Le billet du vaurien Roland Jaccard
J’ai rêvé cette nuit de passionnantes disputes philosophiques entre Malebranche et mon ami Marcel Conche. Il ne m’en restait que des bribes à mon réveil. J’avais atteint un sommet. Pour aussitôt replonger dans la médiocrité.
Un rêve de Cioran : il supprime un à un tous les mots de son vocabulaire. Après ce massacre, il ne reste plus qu’un rescapé : SOLITUDE. Il se réveille comblé. Ce n’est pas un rêve, c’est ce que je vis. Et, franchement, je suis tout sauf comblé. Parfois, une jeune fille me rejoint sous la couette. Une accalmie. Jamais pour bien longtemps. Peut-être eût-il mieux valu qu’elle ne vînt jamais.
La première question à se poser face à une femme : est-elle mythomane ou nymphomane. La réponse ne tarde jamais : les deux. J’ai toujours eu un faible pour les solitaires et plus encore pour les suicidaires. Elles au moins ont banni le mensonge et compris que leur vocation n’est pas d’être une esclave au service de l’espèce.

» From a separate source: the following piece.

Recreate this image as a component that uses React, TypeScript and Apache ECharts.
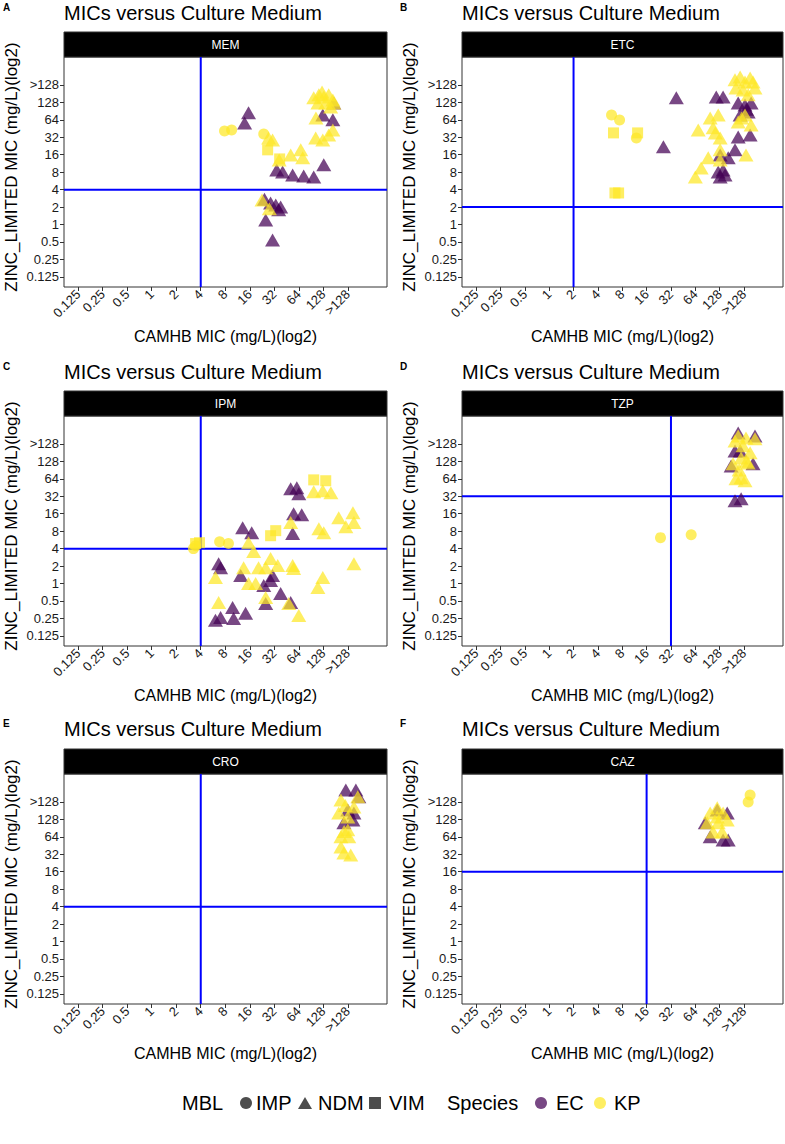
import React, { useEffect, useRef } from "react";
import * as echarts from "echarts";

// Log2 axis: 0.125 -> -3 ... 128 -> 7, ">128" sits one step above 128.
const TICK_POS = [-3, -2, -1, 0, 1, 2, 3, 4, 5, 6, 7, 8];
const TICK_LABELS = ["0.125", "0.25", "0.5", "1", "2", "4", "8", "16", "32", "64", "128", ">128"];
const AX_MIN = -3.58;
const AX_MAX = 9.6;

const DRUGS = ["MEM", "ETC", "IPM", "TZP", "CRO", "CAZ"];
const PANEL_TAGS = ["A", "B", "C", "D", "E", "F"];
// Breakpoints (log2) for the reference lines on each panel
const BREAK_X = [2, 1, 2, 5, 2, 4];
const BREAK_Y = [2, 1, 2, 5, 2, 4];

// Points as [CAMHB log2 MIC, ZINC_LIMITED log2 MIC], jittered
const MEM_KP_IMP = [[2.97, 5.36], [3.26, 5.42], [4.57, 5.19]];
const MEM_KP_VIM = [[4.73, 4.28], [5.22, 3.76]];
const MEM_KP_NDM = [
  [4.77, 4.96], [4.93, 4.85], [5.2, 3.7], [5.67, 3.99], [6.08, 4.28], [6.16, 3.82],
  [6.61, 7.26], [6.82, 7.43], [7.02, 7.31], [7.22, 7.43], [7.39, 7.14], [6.78, 6.97],
  [7.1, 6.97], [7.3, 6.74], [7.43, 6.97], [6.95, 7.6], [6.7, 6.1], [6.69, 4.96],
  [6.98, 4.85], [7.22, 5.13], [7.39, 5.42], [4.5, 1.4], [4.8, 0.9],
];
const MEM_EC_NDM = [
  [3.95, 6.4], [3.79, 5.82], [5.1, 3.13], [5.34, 3.01], [5.75, 2.84], [6.2, 2.78],
  [6.61, 2.73], [7.02, 3.42], [6.98, 6.28], [7.39, 6.0], [7.43, 6.97], [4.6, 1.45],
  [4.85, 1.24], [5.06, 1.12], [5.18, 0.84], [5.26, 1.01], [4.65, 0.26], [4.93, -0.88],
];

const ETC_KP_IMP = [[2.56, 6.28], [2.89, 5.99], [3.58, 4.96]];
const ETC_KP_VIM = [[2.64, 5.25], [3.63, 5.25], [2.7, 1.81], [2.85, 1.81]];
const ETC_KP_NDM = [
  [6.12, 5.42], [6.24, 3.24], [6.0, 2.73], [6.61, 6.11], [6.73, 5.54], [6.94, 6.28],
  [7.02, 4.96], [6.82, 5.25], [6.53, 3.82], [7.02, 4.28], [7.02, 3.7], [7.76, 5.88],
  [8.04, 6.28], [8.29, 5.71], [8.08, 3.99], [7.63, 8.29], [7.84, 8.46], [8.04, 8.17],
  [8.25, 8.4], [8.37, 8.17], [8.45, 7.83], [7.67, 7.83], [7.96, 7.71], [8.17, 7.43],
  [7.9, 6.1],
];
const ETC_EC_NDM = [
  [5.22, 7.26], [4.69, 4.45], [6.86, 7.31], [7.14, 7.31], [7.76, 6.97], [8.04, 6.85],
  [8.29, 6.97], [8.17, 6.45], [7.84, 6.28], [7.76, 5.02], [8.25, 5.13], [7.63, 4.28],
  [7.02, 3.99], [7.35, 3.82], [6.94, 3.01], [7.14, 3.13], [7.22, 2.84], [7.02, 2.73],
  [8.1, 6.6],
];

const IPM_KP_IMP = [[1.7, 2.0], [1.79, 2.17], [2.77, 2.4], [3.13, 2.29]];
const IPM_KP_VIM = [[1.95, 2.34], [1.79, 2.29], [4.85, 2.74], [5.06, 3.03], [6.61, 5.94], [7.1, 5.89]];
const IPM_KP_NDM = [
  [6.61, 5.26], [6.98, 5.31], [7.31, 5.2], [5.67, 3.49], [6.82, 3.14], [7.02, 2.91],
  [7.63, 3.77], [7.92, 3.26], [8.21, 4.06], [8.25, 3.49], [8.25, 1.14], [6.78, -0.23],
  [6.98, 0.34], [3.95, 2.34], [4.16, 1.83], [2.6, 0.34], [3.75, 0.91], [3.95, 0.0],
  [4.24, 0.0], [4.36, 0.91], [4.65, 0.91], [4.85, 1.43], [5.14, 1.03], [5.75, 1.03],
  [5.79, 0.86], [4.65, -0.8], [5.59, -1.14], [6.0, -1.83], [2.73, -1.09],
];
const IPM_EC_NDM = [
  [5.67, 5.43], [5.92, 5.49], [6.0, 5.14], [5.79, 4.0], [6.12, 3.94], [5.75, 2.86],
  [3.71, 3.2], [4.08, 2.91], [2.73, 1.14], [2.81, 0.91], [3.63, 0.46], [4.57, -0.11],
  [4.85, 0.17], [4.93, 0.46], [5.26, -0.57], [5.67, -1.09], [4.65, -1.14], [2.81, -1.94],
  [3.3, -1.37], [3.34, -2.0], [3.83, -1.71], [2.6, -2.1],
];

const TZP_KP_IMP = [[4.57, 2.63], [5.83, 2.8]];
const TZP_KP_NDM = [
  [7.67, 6.0], [7.88, 6.06], [8.04, 5.89], [7.55, 6.86], [7.88, 7.2], [8.25, 7.49],
  [7.63, 8.17], [8.08, 8.34], [8.45, 8.29], [7.96, 7.89], [7.76, 8.46], [8.17, 6.91],
  [7.8, 6.5], [8.1, 7.0],
];
const TZP_EC_NDM = [
  [7.63, 4.74], [7.88, 4.86], [7.47, 6.74], [8.37, 6.86], [7.84, 7.6], [8.45, 8.46],
  [7.76, 8.63], [7.63, 7.6],
];

const CRO_KP_NDM = [
  [7.72, 5.42], [8.04, 6.0], [7.72, 6.0], [8.12, 4.96], [7.84, 5.08], [7.63, 7.37],
  [8.0, 7.14], [7.72, 8.11], [8.25, 7.71], [8.0, 6.4], [8.41, 8.29], [7.85, 6.3],
  [7.9, 7.8],
];
const CRO_EC_NDM = [
  [7.92, 8.69], [8.33, 8.69], [8.0, 7.54], [8.45, 8.29], [7.84, 6.8], [8.25, 7.37],
  [8.21, 6.97],
];

const CAZ_KP_IMP = [[8.25, 8.4], [8.17, 8.0]];
const CAZ_KP_NDM = [
  [6.61, 7.37], [6.9, 7.66], [7.14, 7.37], [6.49, 6.8], [6.94, 6.8], [7.31, 6.97],
  [6.73, 6.28], [7.1, 6.28], [6.9, 7.14],
];
const CAZ_EC_NDM = [
  [6.61, 6.0], [7.35, 5.82], [7.14, 5.82], [6.9, 7.54], [7.31, 7.37], [6.41, 6.8],
];

type Group = { species: "EC" | "KP"; mbl: "IMP" | "NDM" | "VIM"; data: number[][] };

const PANEL_GROUPS: Group[][] = [
  [
    { species: "EC", mbl: "NDM", data: MEM_EC_NDM },
    { species: "KP", mbl: "IMP", data: MEM_KP_IMP },
    { species: "KP", mbl: "NDM", data: MEM_KP_NDM },
    { species: "KP", mbl: "VIM", data: MEM_KP_VIM },
  ],
  [
    { species: "EC", mbl: "NDM", data: ETC_EC_NDM },
    { species: "KP", mbl: "IMP", data: ETC_KP_IMP },
    { species: "KP", mbl: "NDM", data: ETC_KP_NDM },
    { species: "KP", mbl: "VIM", data: ETC_KP_VIM },
  ],
  [
    { species: "EC", mbl: "NDM", data: IPM_EC_NDM },
    { species: "KP", mbl: "IMP", data: IPM_KP_IMP },
    { species: "KP", mbl: "NDM", data: IPM_KP_NDM },
    { species: "KP", mbl: "VIM", data: IPM_KP_VIM },
  ],
  [
    { species: "EC", mbl: "NDM", data: TZP_EC_NDM },
    { species: "KP", mbl: "IMP", data: TZP_KP_IMP },
    { species: "KP", mbl: "NDM", data: TZP_KP_NDM },
  ],
  [
    { species: "EC", mbl: "NDM", data: CRO_EC_NDM },
    { species: "KP", mbl: "NDM", data: CRO_KP_NDM },
  ],
  [
    { species: "EC", mbl: "NDM", data: CAZ_EC_NDM },
    { species: "KP", mbl: "IMP", data: CAZ_KP_IMP },
    { species: "KP", mbl: "NDM", data: CAZ_KP_NDM },
  ],
];

const SPECIES_COLOR: Record<string, string> = { EC: "#440154", KP: "#FDE725" };
const MBL_SYMBOL: Record<string, string> = { IMP: "circle", NDM: "triangle", VIM: "rect" };
const MBL_SIZE: Record<string, number[]> = { IMP: [11, 11], NDM: [15, 13], VIM: [11, 11] };

const FONT = "'Liberation Sans', Arial, Helvetica, sans-serif";
const COL_LEFT = [64, 462];
const COL_W = [323, 321];
const ROW_TOP = [57, 416, 774];
const PLOT_H = 230;
const STRIP_H = 25;
const W = 785;
const H = 1144;

function tickLabel(v: number) {
  const i = TICK_POS.indexOf(Math.round(v));
  return i >= 0 ? TICK_LABELS[i] : "";
}

function buildOption() {
  const grid: any[] = [];
  const xAxis: any[] = [];
  const yAxis: any[] = [];
  const series: any[] = [];
  const graphic: any[] = [];

  DRUGS.forEach((drug, i) => {
    const col = i % 2;
    const row = Math.floor(i / 2);
    const left = COL_LEFT[col];
    const width = COL_W[col];
    const top = ROW_TOP[row];

    grid.push({
      left, top, width, height: PLOT_H, show: true,
      borderColor: "#333", borderWidth: 1, backgroundColor: "#fff",
    });

    const common = {
      gridIndex: i, type: "value", min: AX_MIN, max: AX_MAX,
      splitLine: { show: false },
      axisLine: { show: false, onZero: false },
      axisTick: { show: true, length: 4, lineStyle: { color: "#333", width: 1 }, customValues: TICK_POS },
    };
    xAxis.push({
      ...common,
      axisLabel: {
        customValues: TICK_POS, formatter: tickLabel, rotate: 45, margin: 5,
        fontSize: 13, color: "#1a1a1a", fontFamily: FONT,
      },
    });
    yAxis.push({
      ...common,
      axisLabel: {
        customValues: TICK_POS, formatter: tickLabel, margin: 5,
        fontSize: 13, color: "#1a1a1a", fontFamily: FONT,
      },
    });

    // reference lines at the breakpoints
    series.push({
      type: "line", xAxisIndex: i, yAxisIndex: i, z: 1, symbol: "none", silent: true,
      lineStyle: { color: "#0000ff", width: 2 },
      data: [[BREAK_X[i], AX_MIN], [BREAK_X[i], AX_MAX]],
    });
    series.push({
      type: "line", xAxisIndex: i, yAxisIndex: i, z: 1, symbol: "none", silent: true,
      lineStyle: { color: "#0000ff", width: 2 },
      data: [[AX_MIN, BREAK_Y[i]], [AX_MAX, BREAK_Y[i]]],
    });

    PANEL_GROUPS[i].forEach((g) => {
      series.push({
        type: "scatter", xAxisIndex: i, yAxisIndex: i, z: 2,
        symbol: MBL_SYMBOL[g.mbl], symbolSize: MBL_SIZE[g.mbl],
        itemStyle: { color: SPECIES_COLOR[g.species], opacity: 0.72 },
        data: g.data,
      });
    });

    // facet strip
    graphic.push({
      type: "rect", shape: { x: left, y: top - STRIP_H, width, height: STRIP_H },
      style: { fill: "#000", stroke: "#333", lineWidth: 1 },
    });
    graphic.push({
      type: "text", x: left + width / 2, y: top - STRIP_H / 2,
      style: { text: drug, fill: "#fff", font: `12px ${FONT}`, align: "center", verticalAlign: "middle" },
    });
    // panel title
    const titleY = [13, 372, 729][row];
    graphic.push({
      type: "text", x: left, y: titleY,
      style: { text: "MICs versus Culture Medium", fill: "#000", font: `20px ${FONT}`, align: "left", verticalAlign: "middle" },
    });
    // panel tag
    graphic.push({
      type: "text", x: col === 0 ? 3 : 400, y: [7, 366, 723][row],
      style: { text: PANEL_TAGS[i], fill: "#000", font: `bold 10px ${FONT}`, align: "left", verticalAlign: "middle" },
    });
    // axis titles
    graphic.push({
      type: "text", x: col === 0 ? 11 : 409, y: top + 110, rotation: Math.PI / 2,
      style: { text: "ZINC_LIMITED MIC (mg/L)(log2)", fill: "#000", font: `17px ${FONT}`, align: "center", verticalAlign: "middle" },
    });
    graphic.push({
      type: "text", x: left + width / 2, y: top + PLOT_H + 49,
      style: { text: "CAMHB MIC (mg/L)(log2)", fill: "#000", font: `16px ${FONT}`, align: "center", verticalAlign: "middle" },
    });
  });

  // shared legend
  const ly = 1103;
  const lt = (text: string, x: number) => ({
    type: "text", x, y: ly,
    style: { text, fill: "#000", font: `20px ${FONT}`, align: "left", verticalAlign: "middle" },
  });
  const keyGrey = "#4d4d4d";
  graphic.push(lt("MBL", 182));
  graphic.push({ type: "circle", shape: { cx: 246, cy: ly, r: 6 }, style: { fill: keyGrey } });
  graphic.push(lt("IMP", 256));
  graphic.push({ type: "polygon", shape: { points: [[298, ly + 6], [312, ly + 6], [305, ly - 6]] }, style: { fill: keyGrey } });
  graphic.push(lt("NDM", 318));
  graphic.push({ type: "rect", shape: { x: 369, y: ly - 6, width: 12, height: 12 }, style: { fill: keyGrey } });
  graphic.push(lt("VIM", 389));
  graphic.push(lt("Species", 447));
  graphic.push({ type: "circle", shape: { cx: 541, cy: ly, r: 6 }, style: { fill: SPECIES_COLOR.EC, opacity: 0.72 } });
  graphic.push(lt("EC", 556));
  graphic.push({ type: "circle", shape: { cx: 600, cy: ly, r: 6 }, style: { fill: SPECIES_COLOR.KP, opacity: 0.72 } });
  graphic.push(lt("KP", 614));

  return {
    animation: false,
    backgroundColor: "#fff",
    grid, xAxis, yAxis, series, graphic,
  };
}

export default function App() {
  const ref = useRef<HTMLDivElement>(null);
  useEffect(() => {
    document.body.style.margin = "0";
    if (!ref.current) return;
    const chart = echarts.init(ref.current, undefined, { renderer: "svg" });
    chart.setOption(buildOption() as any);
    return () => chart.dispose();
  }, []);
  return <div ref={ref} style={{ width: W, height: H }} />;
}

Il n’y a qu’une recette pour protéger sa solitude : savoir se rendre odieux. Je crois n’avoir pas démérité en la matière.
Cioran raconte – peut-être l’ai-je rêvé – qu’un moine d’Égypte, après quinze ans de solitude complète, reçut de ses parents et de ses amis tout un paquet de lettres. Il ne les ouvrit pas, il les jeta au feu pour échapper à l’agression des souvenirs. Il convient de s’évader de sa propre histoire. Celui qui n’a brisé aucun lien est un esclave qui mérite d’être traité comme tel.
Idéalement, il conviendrait de blesser tout le monde. À commencer par ceux que l’on aime. C’est relativement facile : il suffit d’être franc avec eux. Ainsi, on sauvegarde sa solitude, on fait enfin le Vide. Le gouffre est là qui nous attend. Je me demande encore pourquoi je recule….il faudra que je pose la question à Malebranche ou à Marcel Conche qui arrive allègrement à cent ans.